The court finds that Dr. Choi has good cause for not exhausting his state remedies before filing this federal petition. In short — in a predicament of which the case law is aware (see Rhines, 544 U.S. at 274-76) — had Dr. Choi not filed his federal petition, AEDPA's one-year statute of limitation (28 U.S.C. § 44(d)(1)) would have left him only 16 days after completing his state habeas efforts before barring him from federal relief.

AEDPA sets a one-year time bar on federal habeas petitions. 28 U.S.C. § 2244(d)(1). Various events can trigger the statute. Id. One such event starts time on "the date on which the judgment became final by the conclusion of direct review or the expiration of time for seeking such review." 28 U.S.C. § 2244(d)(1)(A). Under this provision, AEDPA's one-year period runs from the date on which the United States Supreme Court concludes certiorari review or, if the petitioner has not sought certiorari review, from the last date on which he could have sought such review (this being 90 days from the date of the challenged judgment). Bowen v. Roe, 188 F.3d 1157, 1158-60 (9th Cir. 1999); Sup. Ct. R. 13 (90-day rule). A "properly filed" state habeas petition tolls the AEDPA deadline. See 28 U.S.C. § 2244(d)(2).

We can attach real dates to these abstractions. The California Supreme Court denied Dr. Choi's petition for review on May 14, 2014. (ECF No. 2 at 2.) The AEDPA time bar started running 90 days later, on August 12, when the deadline for seeking certiorari review in the U.S. Supreme Court passed. (See id. at 3.) AEDPA's one-year period would thus have barred Dr. Choi from federal habeas review on August 12, 2015. Dr. Choi did not file his state habeas petition until July 27, 2015. (Id. at 4.) That is only about two weeks before AEDPA's deadline. What did Dr. Choi do in the intervening 11 months? Most significantly, after the California Supreme Court denied his petition for review, he hired a new lawyer. (ECF No. 2 at 24.) This new attorney (his current one) was hired in January 2015, "completed his review of the record on appeal in April of 2015," and "completed his habeas investigation in July of 2015." (Id.) He filed Dr. Choi's state habeas petition on July 27 and, days later, filed this federal petition.

This could all be further complicated by considering the several other events that can trigger AEDPA's limitations period. See 28 U.S.C. § 2244(d)(1). For present purposes, given the scant facts before it, the court uses the comparatively clear trigger date stemming from the California Supreme Court's denial of review and the U.S. Supreme Court's 90-day certiorari filing deadline.

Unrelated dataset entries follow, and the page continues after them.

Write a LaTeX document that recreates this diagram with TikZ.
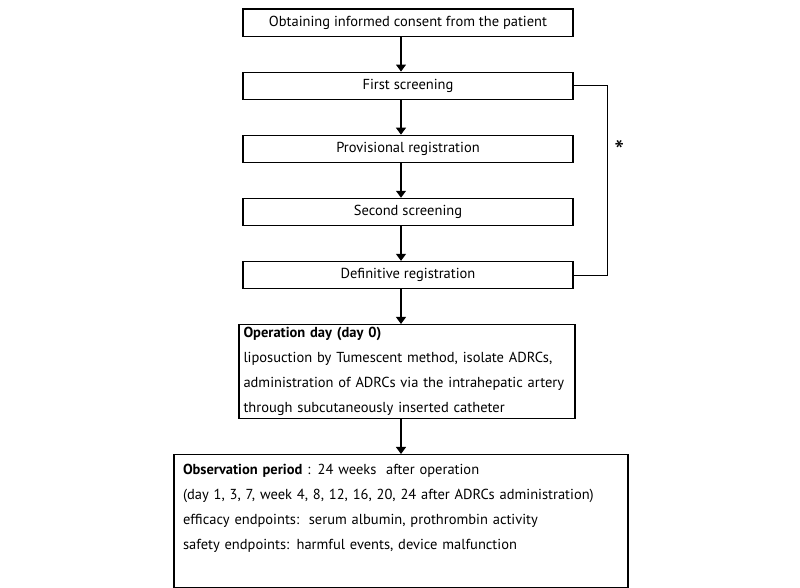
\documentclass[tikz,border=0pt]{standalone}
\usepackage{fontspec}
\setmainfont{PT Sans}
\usetikzlibrary{shapes, arrows.meta, positioning}

\begin{document}
\begin{tikzpicture}[
    x=1pt, y=1pt,
    node distance = 34.5pt,
    % box for one step
    block/.style={
        rectangle,
        draw,
        line width=1.1pt,
        minimum width=330pt,
        minimum height=27.5pt,
        inner sep=0pt,
        font=\fontsize{14.5}{17}\selectfont
    },
    % box with several lines of text
    note/.style={
        block,
        align=left,
        inner xsep=4.5pt,
        inner ysep=3pt,
        font=\fontsize{14.5}{25}\selectfont
    },
    line/.style={draw, line width=1.1pt, -{Triangle[width=10pt,length=7pt]}}
]
    \useasboundingbox (0,0) rectangle (800,-587);

    % Nodes
    \node [block] (consent) at (408,-22.75) {Obtaining informed consent from the patient};
    \node [block, below=of consent] (first) {First screening};
    \node [block, below=of first] (provisional) {Provisional registration};
    \node [block, below=of provisional] (second) {Second screening};
    \node [block, below=of second] (definitive) {Definitive registration};
    \node [note, text width=327pt, below=of definitive, xshift=-1pt] (operation) {\textbf{Operation day (day 0)}\\
        liposuction by Tumescent method, isolate ADRCs,\\
        administration of ADRCs via the intrahepatic artery\\
        through subcutaneously inserted catheter};
    \node [note, text width=436pt, inner xsep=9pt, minimum height=133pt, below=of operation, xshift=-6pt] (observation) {\textbf{Observation period} : 24 weeks\ \ after operation\\
        (day 1, 3, 7, week 4, 8, 12, 16, 20, 24 after ADRCs administration)\\
        efficacy endpoints:\ \ serum albumin, prothrombin activity\\
        safety endpoints: harmful events, device malfunction\\[4pt]
        \mbox{}};

    % Paths (Arrows)
    \path [line] (consent.south -| observation.north) -- (first.north -| observation.north);
    \path [line] (first.south -| observation.north) -- (provisional.north -| observation.north);
    \path [line] (provisional.south -| observation.north) -- (second.north -| observation.north);
    \path [line] (second.south -| observation.north) -- (definitive.north -| observation.north);
    \path [line] (definitive.south -| observation.north) -- (operation.north -| observation.north);
    \path [line] (operation.south -| observation.north) -- (observation.north);

    % bypass from first screening to definitive registration
    \draw [line width=1.1pt] (first.east) -- ++(34,0) |- (definitive.east)
        node [pos=0.17, right=3pt, font=\fontsize{28}{28}\selectfont] {*};
\end{tikzpicture}
\end{document}
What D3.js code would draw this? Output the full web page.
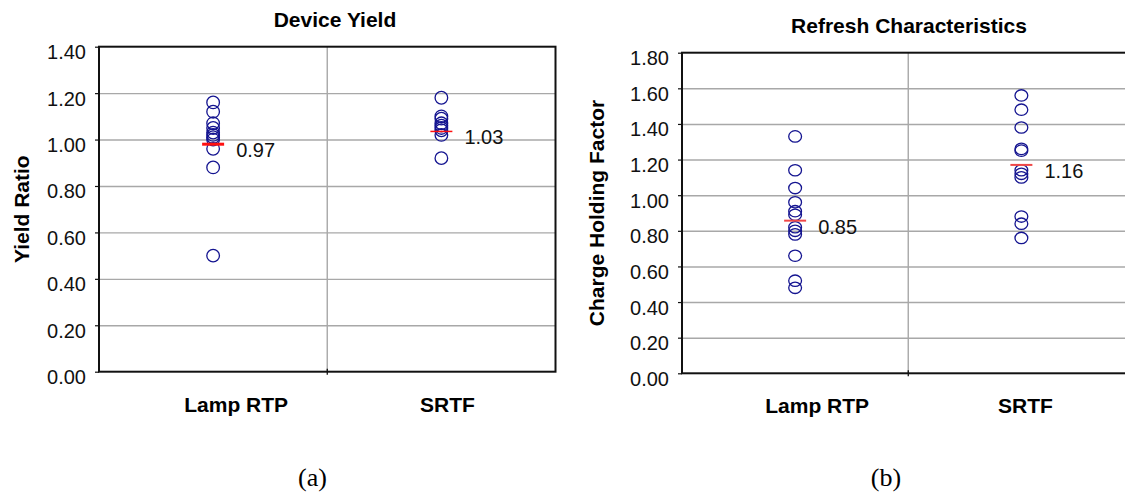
<!DOCTYPE html>
<html>
<head>
<meta charset="utf-8">
<script src="https://cdn.jsdelivr.net/npm/d3@7"></script>
<style>
    body { margin: 0; background: #fff; }
    svg { display: block; font-family: "Liberation Sans", Arial, Helvetica, sans-serif; }
</style>
</head>
<body>
<div id="chart"></div>
<script>
// ---- data ----
const categories = ["Lamp RTP", "SRTF"];

// (a) Device Yield
const yieldLamp = [1.16, 1.12, 1.07, 1.05, 1.03, 1.02, 1.01, 1.00, 0.96, 0.88, 0.50];
const yieldSrtf = [1.18, 1.10, 1.09, 1.07, 1.06, 1.05, 1.04, 1.02, 0.92];
const yieldMeans = [0.98, 1.035];
const yieldMeanLabels = ["0.97", "1.03"];
const yieldTicks = [0, 0.2, 0.4, 0.6, 0.8, 1.0, 1.2, 1.4];

// (b) Refresh Characteristics
const chargeLamp = [1.33, 1.14, 1.04, 0.96, 0.91, 0.89, 0.82, 0.80, 0.78, 0.66, 0.52, 0.48];
const chargeSrtf = [1.56, 1.48, 1.38, 1.26, 1.25, 1.14, 1.12, 1.10, 0.88, 0.84, 0.76];
const chargeMeans = [0.857, 1.17];
const chargeMeanLabels = ["0.85", "1.16"];
const chargeTicks = [0, 0.2, 0.4, 0.6, 0.8, 1.0, 1.2, 1.4, 1.6, 1.8];

class DotPanel {
    constructor(_config, _data) {
        this.config = {
            parent: _config.parent,
            margin: _config.margin,
            width: _config.width,
            height: _config.height,
            ticks: _config.ticks,
            title: _config.title,
            titleX: _config.titleX,
            titleY: _config.titleY,
            yTitle: _config.yTitle,
            yTitleX: _config.yTitleX,
            rx: _config.rx,
            ry: _config.ry,
            meanStroke: _config.meanStroke,
            meanWidth: _config.meanWidth,
            labelShift: _config.labelShift
        }
        this.data = _data;
        this.initVis();
    }

    initVis() {
        let vis = this;
        const c = vis.config;

        vis.xScale = d3.scaleBand()
            .domain(categories)
            .range([0, c.width]);

        vis.yScale = d3.scaleLinear()
            .domain([0, d3.max(c.ticks)])
            .range([c.height, 0]);

        vis.g = c.parent.append('g')
            .attr('transform', `translate(${c.margin.left},${c.margin.top})`);

        // horizontal grid
        vis.g.append('g')
            .call(d3.axisLeft(vis.yScale).tickValues(c.ticks.slice(1, -1)).tickSize(-c.width).tickFormat(''))
            .call(g => g.select('.domain').remove())
            .call(g => g.selectAll('line').attr('stroke', '#a8a8a8').attr('stroke-width', 1.4));

        // vertical divider between categories
        vis.g.append('line')
            .attr('x1', vis.xScale(categories[1])).attr('x2', vis.xScale(categories[1]))
            .attr('y1', 0).attr('y2', c.height)
            .attr('stroke', '#a8a8a8').attr('stroke-width', 1.4);
        vis.g.append('line')
            .attr('x1', vis.xScale(categories[1])).attr('x2', vis.xScale(categories[1]))
            .attr('y1', c.height - 3).attr('y2', c.height + 3)
            .attr('stroke', '#000').attr('stroke-width', 1.2);

        // frame
        vis.g.append('rect')
            .attr('width', c.width).attr('height', c.height)
            .attr('fill', 'none').attr('stroke', '#111').attr('stroke-width', 2);

        // y axis
        vis.g.append('g')
            .call(d3.axisLeft(vis.yScale).tickValues(c.ticks).tickSize(4).tickPadding(9).tickFormat(d3.format('.2f')))
            .call(g => g.select('.domain').remove())
            .call(g => g.selectAll('line').attr('stroke', '#111').attr('stroke-width', 1.2))
            .call(g => g.selectAll('text').attr('font-size', 20).attr('fill', '#111')
                .attr('font-family', '"Liberation Sans", Arial, sans-serif').attr('dy', '0.6em'));

        // category labels
        vis.g.selectAll('.cat')
            .data(categories)
            .join('text')
            .attr('class', 'cat')
            .attr('x', (d, i) => vis.xScale(d) + vis.xScale.bandwidth() / 2 + c.labelShift[i])
            .attr('y', c.height + 40)
            .attr('text-anchor', 'middle')
            .attr('font-size', 21).attr('font-weight', 'bold')
            .text(d => d);

        // titles
        c.parent.append('text')
            .attr('x', c.titleX).attr('y', c.titleY)
            .attr('text-anchor', 'middle')
            .attr('font-size', 21).attr('font-weight', 'bold')
            .text(c.title);

        c.parent.append('text')
            .attr('transform', `translate(${c.yTitleX},${c.margin.top + c.height / 2}) rotate(-90)`)
            .attr('text-anchor', 'middle')
            .attr('dy', '0.36em')
            .attr('font-size', 21).attr('font-weight', 'bold')
            .text(c.yTitle);

        vis.renderVis();
    }

    renderVis() {
        let vis = this;
        const c = vis.config;
        const cx = d => vis.xScale(d.cat) + vis.xScale.bandwidth() / 2;

        const points = vis.data.flatMap(s => s.values.map(v => ({ cat: s.cat, v: v })));

        vis.g.selectAll('.dot')
            .data(points)
            .join('ellipse')
            .attr('class', 'dot')
            .attr('cx', d => cx(d))
            .attr('cy', d => vis.yScale(d.v))
            .attr('rx', c.rx).attr('ry', c.ry)
            .attr('fill', 'none')
            .attr('stroke', '#141490')
            .attr('stroke-width', 1.3);

        vis.g.selectAll('.mean')
            .data(vis.data)
            .join('line')
            .attr('class', 'mean')
            .attr('x1', d => cx(d) - 11).attr('x2', d => cx(d) + 11)
            .attr('y1', d => vis.yScale(d.mean)).attr('y2', d => vis.yScale(d.mean))
            .attr('stroke', c.meanStroke)
            .attr('stroke-width', (d, i) => c.meanWidth[i]);

        vis.g.selectAll('.meanLabel')
            .data(vis.data)
            .join('text')
            .attr('class', 'meanLabel')
            .attr('x', d => cx(d) + 23)
            .attr('y', d => vis.yScale(d.mean) + 13)
            .attr('font-size', 20).attr('fill', '#111')
            .text(d => d.label);
    }
}

const svg = d3.select('#chart').append('svg')
    .attr('width', 1125)
    .attr('height', 493);

const yieldData = categories.map((cat, i) => ({
    cat: cat, values: [yieldLamp, yieldSrtf][i], mean: yieldMeans[i], label: yieldMeanLabels[i]
}));
const chargeData = categories.map((cat, i) => ({
    cat: cat, values: [chargeLamp, chargeSrtf][i], mean: chargeMeans[i], label: chargeMeanLabels[i]
}));

new DotPanel({
    parent: svg,
    margin: { left: 99, top: 46.7 },
    width: 456.5, height: 325,
    ticks: yieldTicks,
    title: 'Device Yield', titleX: 335, titleY: 26.5,
    yTitle: 'Yield Ratio', yTitleX: 21.5,
    rx: 6.3, ry: 6.3,
    meanStroke: '#ff1010', meanWidth: [3, 1.5],
    labelShift: [23, 6]
}, yieldData);

new DotPanel({
    parent: svg,
    margin: { left: 682, top: 52.7 },
    width: 452.5, height: 320.6,
    ticks: chargeTicks,
    title: 'Refresh Characteristics', titleX: 909, titleY: 33,
    yTitle: 'Charge Holding Factor', yTitleX: 596,
    rx: 6.4, ry: 5.7,
    meanStroke: '#f04848', meanWidth: [2, 2],
    labelShift: [22, 4]
}, chargeData);

// sub-figure captions
svg.selectAll('.caption')
    .data(['(a)', '(b)'])
    .join('text')
    .attr('class', 'caption')
    .attr('x', (d, i) => [312.5, 886][i])
    .attr('y', 486)
    .attr('text-anchor', 'middle')
    .attr('font-family', '"Liberation Serif", "Times New Roman", serif')
    .attr('font-size', 26)
    .text(d => d);
</script>
</body>
</html>
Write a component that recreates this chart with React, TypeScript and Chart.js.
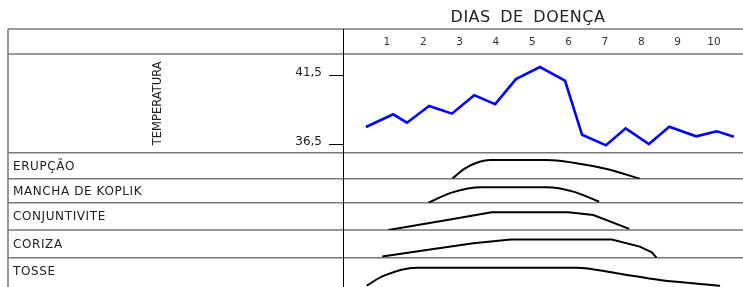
import React, { useEffect, useRef } from 'react';
import { Chart, registerables } from 'chart.js';

Chart.register(...registerables);

// ---------- data ----------
const TITLE = 'DIAS DE DOENÇA';
const DAY_LABELS = ['1', '2', '3', '4', '5', '6', '7', '8', '9', '10'];
const DAY_VALUES = [1, 2, 3, 4, 5, 6, 7, 8, 9, 10];

const TEMP_LABEL = 'TEMPERATURA';
const TEMP_TICKS = [36.5, 41.5];
const TEMP_TICK_LABELS = ['36,5', '41,5'];
const TEMP_DAYS = [0.42, 1.17, 1.55, 2.16, 2.79, 3.4, 3.98, 4.55, 5.21, 5.9, 6.37, 7.03, 7.57, 8.21, 8.77, 9.51, 10.08, 10.55];
const TEMP_VALUES = [37.75, 38.66, 38.06, 39.26, 38.71, 40.04, 39.39, 41.19, 42.06, 41.09, 37.19, 36.43, 37.65, 36.52, 37.77, 37.08, 37.44, 37.05];

const ROW_LABELS = ['ERUPÇÃO', 'MANCHA DE KOPLIK', 'CONJUNTIVITE', 'CORIZA', 'TOSSE'];

const ERUPCAO_DAYS = [2.8, 3.15, 3.47, 3.84, 5.4, 6.13, 7.05, 7.96];
const ERUPCAO_VALUES = [0.01, 0.4, 0.615, 0.72, 0.72, 0.615, 0.37, 0.0];

const KOPLIK_DAYS = [2.14, 2.78, 3.61, 5.4, 6.13, 6.84];
const KOPLIK_VALUES = [0.0, 0.42, 0.64, 0.64, 0.46, 0.04];

const CONJ_DAYS = [1.04, 2.82, 3.88, 5.99, 6.68, 7.67];
const CONJ_VALUES = [0.0, 0.4, 0.65, 0.65, 0.55, 0.04];

const CORIZA_DAYS = [0.87, 2.09, 3.38, 4.41, 7.19, 7.96, 8.29, 8.42];
const CORIZA_VALUES = [0.04, 0.28, 0.52, 0.66, 0.66, 0.4, 0.19, 0.0];

const TOSSE_DAYS = [0.44, 0.9, 1.82, 6.22, 7.32, 8.51, 10.17];
const TOSSE_VALUES = [0.044, 0.38, 0.66, 0.66, 0.47, 0.24, 0.044];

// ---------- helpers ----------
const zip = (xs: number[], ys: number[]) => xs.map((x, i) => ({ x, y: ys[i] }));

const FONT = '"DejaVu Sans", sans-serif';
const ROW_AXES = ['yErup', 'yKop', 'yConj', 'yCor', 'yTosse'];

const tablePlugin = {
  id: 'tablePlugin',
  beforeDatasetsDraw(chart: any) {
    const { ctx, chartArea, scales } = chart;
    const xs = scales.x;
    const yt = scales.yTemp;
    const leftEdge = 8;
    const rightEdge = chart.width;
    const headerTop = 29;
    const headerBottom = chartArea.top;
    const bottom = chart.height;
    const c = ctx as any;

    ctx.save();
    // title
    ctx.fillStyle = '#222';
    ctx.font = `16px ${FONT}`;
    ctx.textAlign = 'center';
    ctx.textBaseline = 'middle';
    c.letterSpacing = '0.5px';
    c.wordSpacing = '4px';
    ctx.fillText(TITLE, 528, 18);
    c.letterSpacing = '0px';
    c.wordSpacing = '0px';

    // horizontal table lines
    ctx.strokeStyle = '#777';
    ctx.lineWidth = 1.5;
    const hLines = [headerTop, headerBottom, ...ROW_AXES.map((id) => scales[id].top)];
    hLines.forEach((y) => {
      ctx.beginPath();
      ctx.moveTo(leftEdge, y);
      ctx.lineTo(rightEdge, y);
      ctx.stroke();
    });
    // left border
    ctx.beginPath();
    ctx.moveTo(leftEdge, headerTop);
    ctx.lineTo(leftEdge, bottom);
    ctx.stroke();

    // divider
    ctx.strokeStyle = '#000';
    ctx.lineWidth = 1;
    ctx.beginPath();
    ctx.moveTo(chartArea.left + 0.5, headerTop);
    ctx.lineTo(chartArea.left + 0.5, bottom);
    ctx.stroke();

    // day labels
    ctx.fillStyle = '#333';
    ctx.font = `10.5px ${FONT}`;
    ctx.textAlign = 'center';
    ctx.textBaseline = 'middle';
    DAY_VALUES.forEach((d, i) => {
      ctx.fillText(DAY_LABELS[i], xs.getPixelForValue(d), (headerTop + headerBottom) / 2 + 1);
    });

    // temperature ticks
    ctx.font = `12px ${FONT}`;
    ctx.fillStyle = '#222';
    ctx.textAlign = 'right';
    ctx.strokeStyle = '#000';
    ctx.lineWidth = 1;
    TEMP_TICKS.forEach((v, i) => {
      const y = Math.round(yt.getPixelForValue(v)) + 0.5;
      ctx.beginPath();
      ctx.moveTo(chartArea.left - 14, y);
      ctx.lineTo(chartArea.left, y);
      ctx.stroke();
      ctx.fillText(TEMP_TICK_LABELS[i], chartArea.left - 21, y - 3);
    });

    // TEMPERATURA vertical label
    ctx.save();
    ctx.translate(158, (yt.top + yt.bottom) / 2);
    ctx.rotate(-Math.PI / 2);
    ctx.textAlign = 'center';
    ctx.textBaseline = 'middle';
    ctx.font = `11.5px ${FONT}`;
    ctx.fillText(TEMP_LABEL, 0, 0);
    ctx.restore();

    // row labels
    ctx.font = `12px ${FONT}`;
    c.letterSpacing = '0.6px';
    ctx.textAlign = 'left';
    ctx.textBaseline = 'middle';
    ROW_AXES.forEach((id, i) => {
      const s = scales[id];
      const yc = id === 'yTosse' ? s.top + 13 : (s.top + s.bottom) / 2;
      ctx.fillText(ROW_LABELS[i], 13, yc + 1);
    });
    c.letterSpacing = '0px';
    ctx.restore();
  },
};

const symptomDataset = (xs: number[], ys: number[], axis: string, smooth: boolean) => ({
  data: zip(xs, ys),
  yAxisID: axis,
  borderColor: '#000',
  borderWidth: 2,
  pointRadius: 0,
  tension: 0,
  cubicInterpolationMode: smooth ? ('monotone' as const) : ('default' as const),
  fill: false,
});

const rowScale = (weight: number, stackWeight: number) => ({
  type: 'linear' as const,
  display: false,
  min: 0,
  max: 1,
  position: 'left' as const,
  stack: 'rows',
  stackWeight,
  weight,
});

export default function App() {
  const ref = useRef<HTMLCanvasElement | null>(null);

  useEffect(() => {
    if (!ref.current) return;
    const chart = new Chart(ref.current, {
      type: 'line',
      data: {
        datasets: [
          {
            data: zip(TEMP_DAYS, TEMP_VALUES),
            yAxisID: 'yTemp',
            borderColor: '#0000ff',
            borderWidth: 2.6,
            pointRadius: 0,
            tension: 0,
            fill: false,
          },
          symptomDataset(ERUPCAO_DAYS, ERUPCAO_VALUES, 'yErup', true),
          symptomDataset(KOPLIK_DAYS, KOPLIK_VALUES, 'yKop', true),
          symptomDataset(CONJ_DAYS, CONJ_VALUES, 'yConj', false),
          symptomDataset(CORIZA_DAYS, CORIZA_VALUES, 'yCor', false),
          symptomDataset(TOSSE_DAYS, TOSSE_VALUES, 'yTosse', true),
        ],
      },
      options: {
        animation: false,
        responsive: false,
        devicePixelRatio: 1,
        events: [],
        layout: { padding: { left: 343, top: 54, right: 0, bottom: 0 } },
        plugins: { legend: { display: false }, tooltip: { enabled: false }, title: { display: false } },
        scales: {
          x: { type: 'linear', min: -0.21, max: 10.8, display: false },
          yTemp: {
            type: 'linear',
            display: false,
            min: 35.9,
            max: 43.0,
            position: 'left',
            stack: 'rows',
            stackWeight: 98.7,
            weight: 6,
          },
          yErup: rowScale(5, 26),
          yKop: rowScale(4, 24),
          yConj: rowScale(3, 27.3),
          yCor: rowScale(2, 27.7),
          yTosse: rowScale(1, 29.3),
        },
      },
      plugins: [tablePlugin],
    });
    return () => chart.destroy();
  }, []);

  return (
    <div style={{ position: 'absolute', left: 0, top: 0, width: 743, height: 287, background: '#fff' }}>
      <canvas ref={ref} width={743} height={287} style={{ display: 'block', width: 743, height: 287 }} />
    </div>
  );
}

If Dr. Choi's state petition is "properly filed," then AEDPA's deadline is suspended and will not resume until his state proceedings are complete. See 28 U.S.C. § 2244(d)(2). Still, Dr. Choi had good cause to file his federal petition before state habeas review had fully exhausted his claims.

First, Dr. Choi filed his state habeas petition with 16 days left on the AEDPA time bar. Which is to say, had he waited to file his federal petition, once his state proceedings were complete, he would have had 16 days within which to seek federal relief. Facing roughly similar situations, courts in this district have held that a petitioner had good cause under Rhines for filing a federal petition before fully exhausting state relief. See Leonardos v. Buddress, No. C 06-07769 JSW, 2007 WL 1174825, *2-*4 (Apr. 19, 2007) (granting stay) ("Even with careful and diligent lawyering, a two-day window [before AEDPA deadline] . . . may not be enough time to file the federal habeas petition."); DeLongis v. Ollison, No. C 06-4236 PJH, 2006 WL 2355073, *3 (N.D. Cal. Aug. 14, 2006) (finding good cause for stay) ("[T]he window in which he has to file his federal petition is extremely narrow — approximately twelve days — and that absent a stay, any small delay in notification [from the state courts] to petitioner may result in forfeiture of his rights under AEDPA."). Maybe Dr. Choi could have moved more quickly in hiring his current attorney. A seven-month delay is probably not the model of promptness, and the court does not suggest that a similar delay would allow a finding of good cause in all Rhines cases. Here, though, it is not enough of a delay to deny him the important relief of staying his federal petition. Denial would be too harsh. This is especially true given that Dr. Choi had at least "already filed" his state petition before seeking relief in federal court. See Leonardos, 2007 WL 1174825, at *3.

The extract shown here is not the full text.